The night bullets went flying through her home was the last night she decided to stay there.
She tells WMAR she was shocked from the shooting but she's more surprised with how BPD handled it.
"This is my home where I lay my head, where I pay rent," Evans told WMAR.
She says 2 weeks ago her home felt like a war zone.
"They shot through the door, came through the window, hit this ceiling fan, and the bullet must've ricocheted, hit the TV, and a bullet hole right here," Evans shared walking through her living room.
She continued showing us bullet hole after bullet hole lining the walls and doors throughout the first floor of her home.

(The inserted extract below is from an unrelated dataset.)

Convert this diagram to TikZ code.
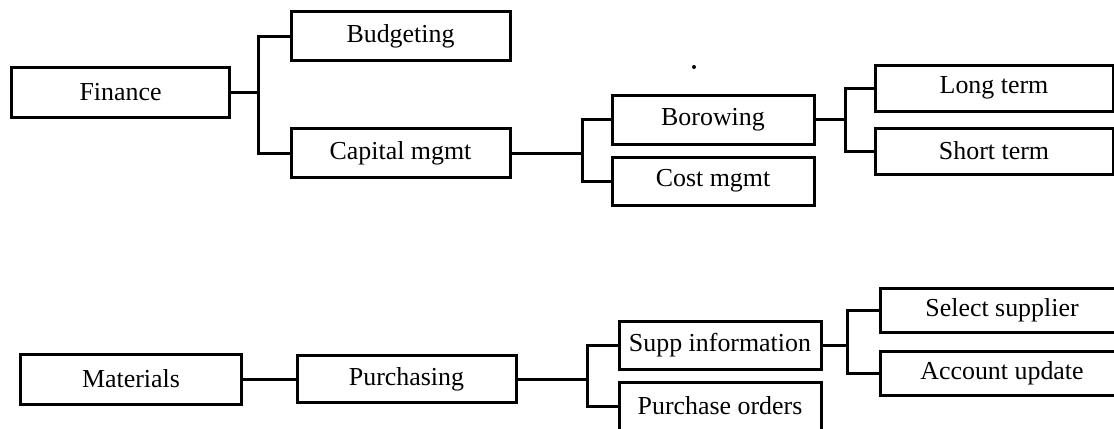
\documentclass[tikz,border=0pt]{standalone}
\usepackage{fontspec}
\setmainfont{Liberation Serif}
\begin{document}
\begin{tikzpicture}[x=1bp,y=-1bp,
  box/.style={draw, line width=3bp, rectangle, inner sep=0pt, minimum height=#1, font=\fontsize{26}{30}\selectfont},
  box/.default=49bp,
  conn/.style={line width=3bp}]
\clip (0,0) rectangle (1114,428);
\fill[white] (0,0) rectangle (1114,428);
% top tree
\node[box, minimum width=217bp, minimum height=50bp] (fin) at (120.5,92) {Finance};
\node[box, minimum width=219bp] (bud) at (400.5,36) {Budgeting};
\node[box, minimum width=219bp] (cap) at (400.5,153) {Capital mgmt};
\node[box, minimum width=202bp] (bor) at (713,119.5) {Borowing};
\node[box, minimum width=202bp, minimum height=48bp] (cost) at (713,181) {Cost mgmt};
\node[box, minimum width=238bp, minimum height=46bp] (long) at (994,88) {Long term};
\node[box, minimum width=238bp, minimum height=46bp] (short) at (994,151) {Short term};
% bottom tree
\node[box, minimum width=220bp, minimum height=50bp] (mat) at (131,379) {Materials};
\node[box, minimum width=219bp, minimum height=47bp] (pur) at (406.5,379) {Purchasing};
\node[box, minimum width=202bp, minimum height=48bp] (supp) at (720,345) {Supp information};
\node[box, minimum width=202bp, minimum height=48bp] (po) at (720,406) {Purchase orders};
\node[box, minimum width=244bp, minimum height=44bp] (sel) at (1002,310) {Select supplier};
\node[box, minimum width=244bp, minimum height=44bp] (acc) at (1002,373) {Account update};
% connectors
\draw[conn] (bud.west) -- ++(-31,0) |- (fin.east);
\draw[conn] (cap.west) -- ++(-31,0) |- (fin.east);
\draw[conn] (bor.west) -- ++(-28,0) |- (cap.east);
\draw[conn] (cost.west) -- ++(-28,0) |- (cap.east);
\draw[conn] (long.west) -- ++(-28,0) |- (bor.east);
\draw[conn] (short.west) -- ++(-28,0) |- (bor.east);
\draw[conn] (mat.east) -- (pur.west);
\draw[conn] (supp.west) -- ++(-30,0) |- (pur.east);
\draw[conn] (po.west) -- ++(-30,0) |- (pur.east);
\draw[conn] (sel.west) -- ++(-31,0) |- (supp.east);
\draw[conn] (acc.west) -- ++(-31,0) |- (supp.east);
% stray dot
\fill (694,67) circle (2bp);
\end{tikzpicture}
\end{document}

She says more than anything she feels violated and vulnerable so much so she goes from house to house because she doesn't feel safe enough.
"If I still would've been sitting right here on this couch and my step father wouldn't have ever woke me up and told me to come upstairs, I would've probably been deceased," she remembered.
BPD classified the crime as destruction of property damage.
"Like they do everything else, sweep it under the rug, sweep it underneath the rug," she said.
Evans shared that though a crime plan for Baltimore has been unveiled, she's not confident in it's immediate impact.
"Where is the help? where's the help at? and they say we want to make the city streets better and this, that and the third. He's got a 5 year plan this and the third. Where are you?" Evans asked.
She tells WMAR she is most frustrated with how BPD classified this crime as a destruction of property which is a misdemeanor versus attempted murder which is a felony.